VBS: A liberdade de opinar ou tentar criar conceitos é de livre arbítrio, não sou eu que o virá contrariar, a ideia e responsabilidade dessa afirmação é dele e da qual não partilho, pois, escrever é esforço, cultura, conhecimento sobre a matéria. Transe é uma expressão um pouco exterior à escrita, mas talvez haja quem, depois de uns bons Runs ou tequilas, ou fumos que consuma, possa fazer dele na opinião que é dele, essa tal viagem. Eu escrevo naturalmente porque gosto imenso de escrever, adoro ler e leio bastante e um pouco de tudo. Escrever é ARTE!
HJ: O génio e a originalidade se confundem na literatura? Ou um génio é um indivíduo que olha a matéria e a trabalha dentro do seu estilo. O original, aquele que é surpreendido pela matéria?
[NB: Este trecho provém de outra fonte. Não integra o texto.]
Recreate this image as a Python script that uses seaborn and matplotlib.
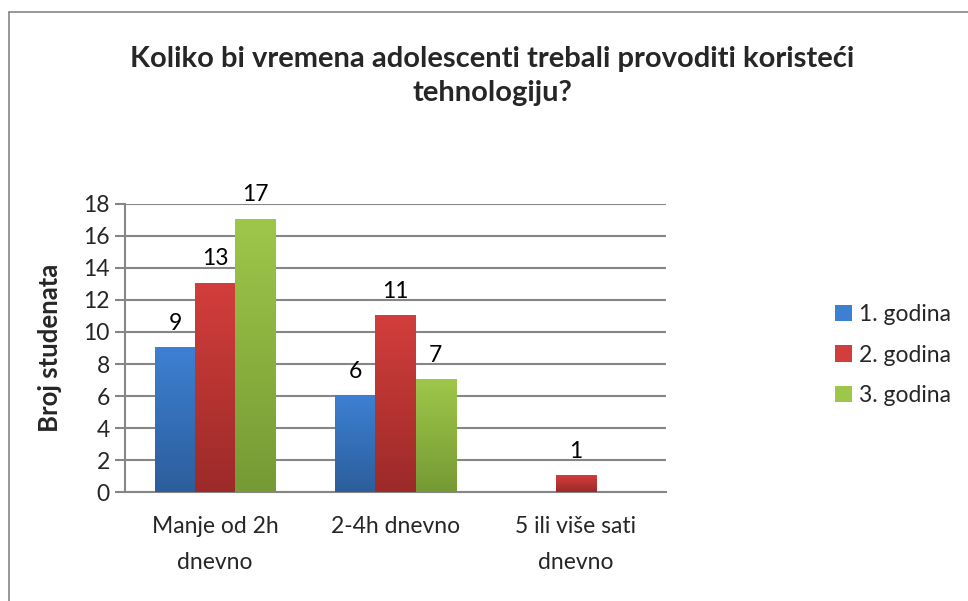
import numpy as np
import pandas as pd
import matplotlib
matplotlib.use("Agg")
import matplotlib.pyplot as plt
from matplotlib.colors import LinearSegmentedColormap
from matplotlib.patches import Patch
from matplotlib.lines import Line2D
import seaborn as sns

# Data
categories = ["Manje od 2h\ndnevno", "2-4h dnevno", "5 ili više sati\ndnevno"]
series = ["1. godina", "2. godina", "3. godina"]
godina1 = [9, 6, 0]
godina2 = [13, 11, 1]
godina3 = [17, 7, 0]
yticks = [0, 2, 4, 6, 8, 10, 12, 14, 16, 18]

title = "Koliko bi vremena adolescenti trebali provoditi koristeći\ntehnologiju?"
ylabel = "Broj studenata"

# Excel-like gradient colors (top, bottom)
grad = {
    "1. godina": ("#3D80D2", "#2C5E9C"),
    "2. godina": ("#D23E3B", "#9C2A29"),
    "3. godina": ("#9EC74A", "#769A34"),
}

df = pd.DataFrame({
    "kategorija": categories * 3,
    "godina": [series[0]] * 3 + [series[1]] * 3 + [series[2]] * 3,
    "broj": godina1 + godina2 + godina3,
})

sns.set_style("white")
plt.rcParams["font.family"] = ["Lato", "DejaVu Sans"]

fs = 16.5

fig = plt.figure(figsize=(9.68, 6.01), dpi=100)
ax = fig.add_axes([125 / 968, 1 - 492.3 / 601, (666 - 125) / 968, (492.3 - 203.7) / 601])

palette = {k: v[0] for k, v in grad.items()}
sns.barplot(data=df, x="kategorija", y="broj", hue="godina", order=categories,
            hue_order=series, palette=palette, width=0.67, ax=ax, legend=False,
            saturation=1, edgecolor="none", zorder=3)

ax.set_ylim(0, 18)

# gradient fill over each bar
for container, name in zip(ax.containers, series):
    cmap = LinearSegmentedColormap.from_list(name, [grad[name][1], grad[name][0]])
    for rect in container:
        x, w, h = rect.get_x(), rect.get_width(), rect.get_height()
        if h <= 0:
            continue
        g = np.linspace(0, 1, 100).reshape(-1, 1)
        ax.imshow(g, extent=[x, x + w, 0, h], origin="lower", aspect="auto",
                  cmap=cmap, zorder=3.5)
        ax.text(x + w / 2, h + 0.9, f"{h:g}", ha="center", va="bottom",
                fontsize=fs, color="#000000")
    for rect in container:
        rect.set_visible(False)

ax.set_xlim(-0.5, 2.5)
ax.set_ylim(0, 18)
ax.set_yticks(yticks)
ax.set_yticklabels([str(t) for t in yticks], fontsize=fs)
ax.set_xticks(range(len(categories)))
ax.set_xticklabels(categories, fontsize=fs, linespacing=1.9)
ax.tick_params(axis="x", length=0, pad=17)
ax.tick_params(axis="y", length=7, width=1.5, color="#868686", pad=4, left=True)
ax.yaxis.grid(True, color="#868686", linewidth=1.5, zorder=0)
ax.set_axisbelow(True)
for s in ["top", "right"]:
    ax.spines[s].set_visible(False)
for s in ["left", "bottom"]:
    ax.spines[s].set_color("#868686")
    ax.spines[s].set_linewidth(1.5)
ax.set_xlabel("")
ax.set_ylabel(ylabel, fontsize=18.5, fontweight="bold")
ax.yaxis.set_label_coords(-0.116, 0.5)

fig.text(492 / 968, 1 - 46 / 601, title, ha="center", va="top", fontsize=21,
         fontweight="bold", linespacing=1.4)

handles = [Patch(facecolor=grad[s][0], edgecolor="none") for s in series]
leg = fig.legend(handles, series, loc="center left", bbox_to_anchor=(814 / 968, 1 - 355 / 601),
                 frameon=False, fontsize=fs, handlelength=0.75, handleheight=0.75,
                 handletextpad=0.3, labelspacing=0.85)

# chart border (left & top visible)
fig.add_artist(Line2D([9 / 968, 9 / 968], [0, 1 - 11.5 / 601], transform=fig.transFigure,
                      color="#868686", linewidth=1.2))
fig.add_artist(Line2D([9 / 968, 1], [1 - 11.5 / 601, 1 - 11.5 / 601], transform=fig.transFigure,
                      color="#868686", linewidth=1.2))

fig.savefig("out.png", dpi=100)
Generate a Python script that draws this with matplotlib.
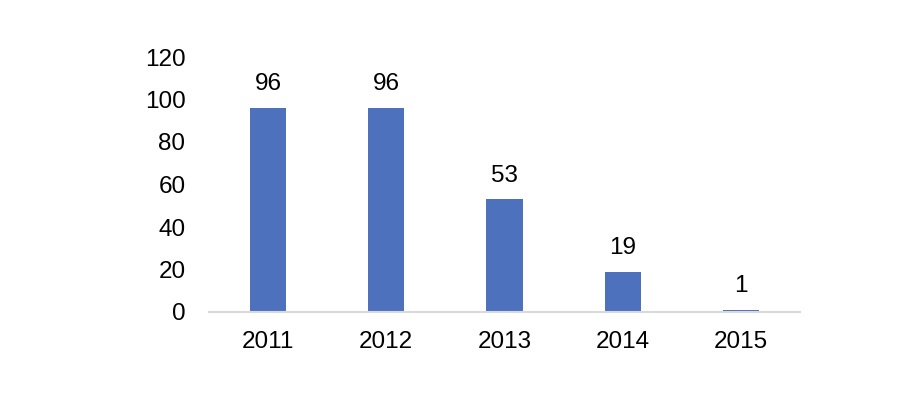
import matplotlib
matplotlib.use("Agg")
import matplotlib.pyplot as plt

years = ["2011", "2012", "2013", "2014", "2015"]
counts = [96, 96, 53, 19, 1]

plt.rcParams["font.family"] = ["Liberation Sans", "DejaVu Sans"]

fig = plt.figure(figsize=(9.14, 4.18), dpi=100)
ax = fig.add_axes([209 / 914, 1 - 312 / 418, (800 - 209) / 914, (312 - 57) / 418])

x = list(range(len(years)))
ax.bar(x, counts, width=0.305, color="#4E71BE", zorder=2)

for xi, v in zip(x, counts):
    ax.annotate(str(v), (xi, v), xytext=(0, 9), textcoords="offset points",
                ha="center", va="bottom", fontsize=17.5, color="black")

ax.set_xlim(-0.5, len(years) - 0.5)
ax.set_ylim(0, 120)
ax.set_yticks(range(0, 121, 20))
ax.set_xticks(x)
ax.set_xticklabels(years)
ax.tick_params(axis="both", length=0, labelsize=17.5, colors="black")
ax.tick_params(axis="y", pad=17)
ax.tick_params(axis="x", pad=14)

for side in ["top", "right", "left"]:
    ax.spines[side].set_visible(False)
ax.spines["bottom"].set_color("#D9D9D9")
ax.spines["bottom"].set_linewidth(1.5)

plt.savefig("out.png", dpi=100)
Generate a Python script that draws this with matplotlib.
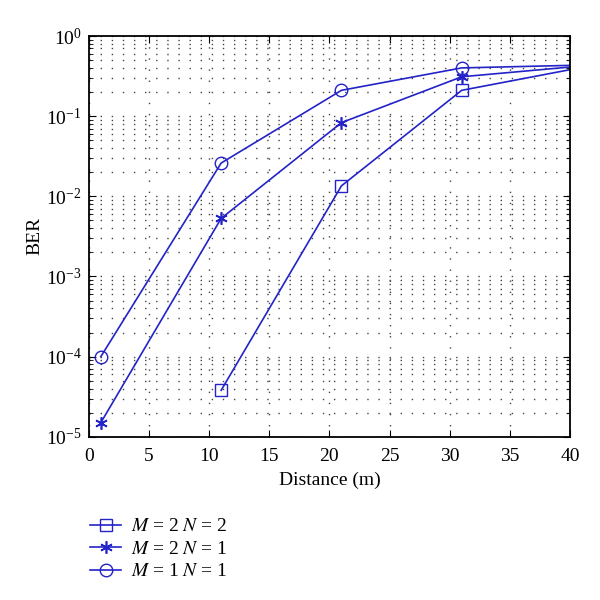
import matplotlib
matplotlib.use('Agg')
from matplotlib import pyplot as plt
from matplotlib.ticker import MultipleLocator, LogLocator, NullFormatter

plt.rcParams['font.family'] = 'Liberation Serif'
plt.rcParams['mathtext.fontset'] = 'stix'
plt.rcParams['lines.scale_dashes'] = False

dist = [1, 11, 21, 31, 40]
ber_m2n2 = [3.8e-5, 0.0135, 0.21, 0.38]
ber_m2n1 = [1.5e-5, 0.0053, 0.083, 0.31, 0.41]
ber_m1n1 = [1.0e-4, 0.026, 0.21, 0.40, 0.43]

blue = '#2323c8'

fig = plt.figure(figsize=(6, 6), dpi=100)
ax = fig.add_axes([0.148, 0.272, 0.802, 0.668])

# markers only at the simulated points, the last segment runs to the edge
ax.plot(dist[1:], ber_m2n2, '-s', color=blue, mfc='none', ms=9, lw=1.2,
        markevery=[0, 1, 2], label='$M$ = 2 $N$ = 2')
ax.plot(dist, ber_m2n1, '-', marker=(6, 2, 0), color=blue, ms=9, lw=1.2,
        mew=1.2, markevery=[0, 1, 2, 3], label='$M$ = 2 $N$ = 1')
ax.plot(dist, ber_m1n1, '-o', color=blue, mfc='none', ms=9, lw=1.2,
        markevery=[0, 1, 2, 3], label='$M$ = 1 $N$ = 1')

ax.set_yscale('log')
ax.set_xlim(0, 40)
ax.set_ylim(1e-5, 1)
ax.xaxis.set_major_locator(MultipleLocator(5))
ax.yaxis.set_major_locator(LogLocator(base=10, numticks=10))
ax.yaxis.set_minor_locator(LogLocator(base=10, subs=range(2, 10), numticks=10))
ax.yaxis.set_minor_formatter(NullFormatter())

dots = (0, (1.0, 7.0))
ax.grid(True, axis='y', which='both', linestyle=dots, color='#444444', lw=1.0)
ax.grid(True, axis='x', which='major', linestyle=dots, color='#444444', lw=1.0)
ax.tick_params(which='both', direction='in', top=True, right=True, labelsize=14)
ax.tick_params(axis='x', which='major', length=5, pad=8)
ax.tick_params(axis='y', which='major', length=5, pad=5)
ax.tick_params(axis='y', which='minor', length=3)
for s in ax.spines.values():
    s.set_linewidth(1.3)

ax.set_xlabel('Distance (m)', fontsize=14, labelpad=5)
ax.set_ylabel('BER', fontsize=14, labelpad=2)

fig.legend(loc='upper left', bbox_to_anchor=(0.137, 0.15), frameon=False,
           fontsize=14, handlelength=1.6, labelspacing=0.25, borderaxespad=0,
           handletextpad=0.5)

fig.savefig('out.png', dpi=100)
VBS: Génio, é para mim, alguém fora do normal, alguém com capacidades cognitivas superdesenvolvidas, podem ou não estar relacionadas com originalidade, mas há originalidade sem se ser génio e o contrário sim. Original é aquele que consegue criar algo novo ou diferente sem que a genialidade o impulse, pois, pode mesmo não ser génio.
HJ:
Fábula
Menino gordo comprou um
balão
e assoprou
assoprou
assoprou com força o balão
amarelo.
Menino gordo assoprou
assoprou
assoprou
o balão inchou
inchou
e rebentou!
Meninos magros apanharam os restos
e fizeram balõezinhos.
José Craveirinha.
VBS: Poema é sempre um belo abjecto de arte, e nela, só por si, há valor. Contextualizando ao tempo em que foi escrito, creio que há muitos anos, pouco se escrevia, especialmente em África, e os poucos quase não ousavam escrever em prosa. Neste caso, tratamos de um poema pormenores metafóricos, vendo como se desenvolve do menino gordo, “que significará” neste poema como um menino rico, e vai até ao menino magro, que será o menino pobre. Não é exuberante nem extraordinário, mas enquadro-o como um texto com valor.
HJ: A conjugação matéria-espírito ambula na energia textual. O mesmo que disser: a mão que escreve é a mão que sente.
VBS: Não acredito que seja essa a melhor forma de se explicar o que se escreve ou como se escreve, escrever ultrapassa imensos limites e essas coordenadas serão sempre um acto consciente, pois, o escritor pensa ao escrever, logo, não segue a mão sem a noção do que está a fazer. Talvez como metáfora se usem expressões dessas, mas somos livres desde que saibamos o que escrever, o consciente está presente.
HJ: Um dos fundamentos da teoria psicanalista anuncia que os processos psíquicos são na sua maioria inconscientes, que a consciência não é mais do que uma fracção da nossa vida psíquica total. Digo: – os personagens protagonista e seus coadjuvantes ainda que surjam diferentes, são iguais a eles e ao autor.
VBS: Bem, partimos os únicos fundamentos psicanalíticos, que são três, basicamente servem de pilares para toda a teoria da personalidade. Níveis que são: Consciente, Pré-consciente e Inconsciente. O consciente trata de um estado no qual temos consciência daquilo que fazemos ou produzimos, pensamentos, acções, fala e sentimentos, todo ele claro e perceptível para nós mesmos, uma instância em que as nossas ideias pertencem ao campo do pensar de uma forma controlada. Quanto à Pré-consciente, momento em agimos por inconsciência, mas que poderemos transitar à consciência, como o sonho por exemplo, enquanto acontece, estamos no reino de um estado de inconsciência, mas regressamos à consciência ao acordarmos, e poderemos lembrar-nos do que sonhamos. Inconsciente é sim, o estado em que as ideias estão reprimidas e ficam guardadas como desejos, e isso acontece quando há uma censura que vem do meio externo, forçando-nos a esconder tudo o que não é aceite, daí, uma repressão que acaba em comportamentos destrutivos, preenchidos de falhas que depois muito nos afecta.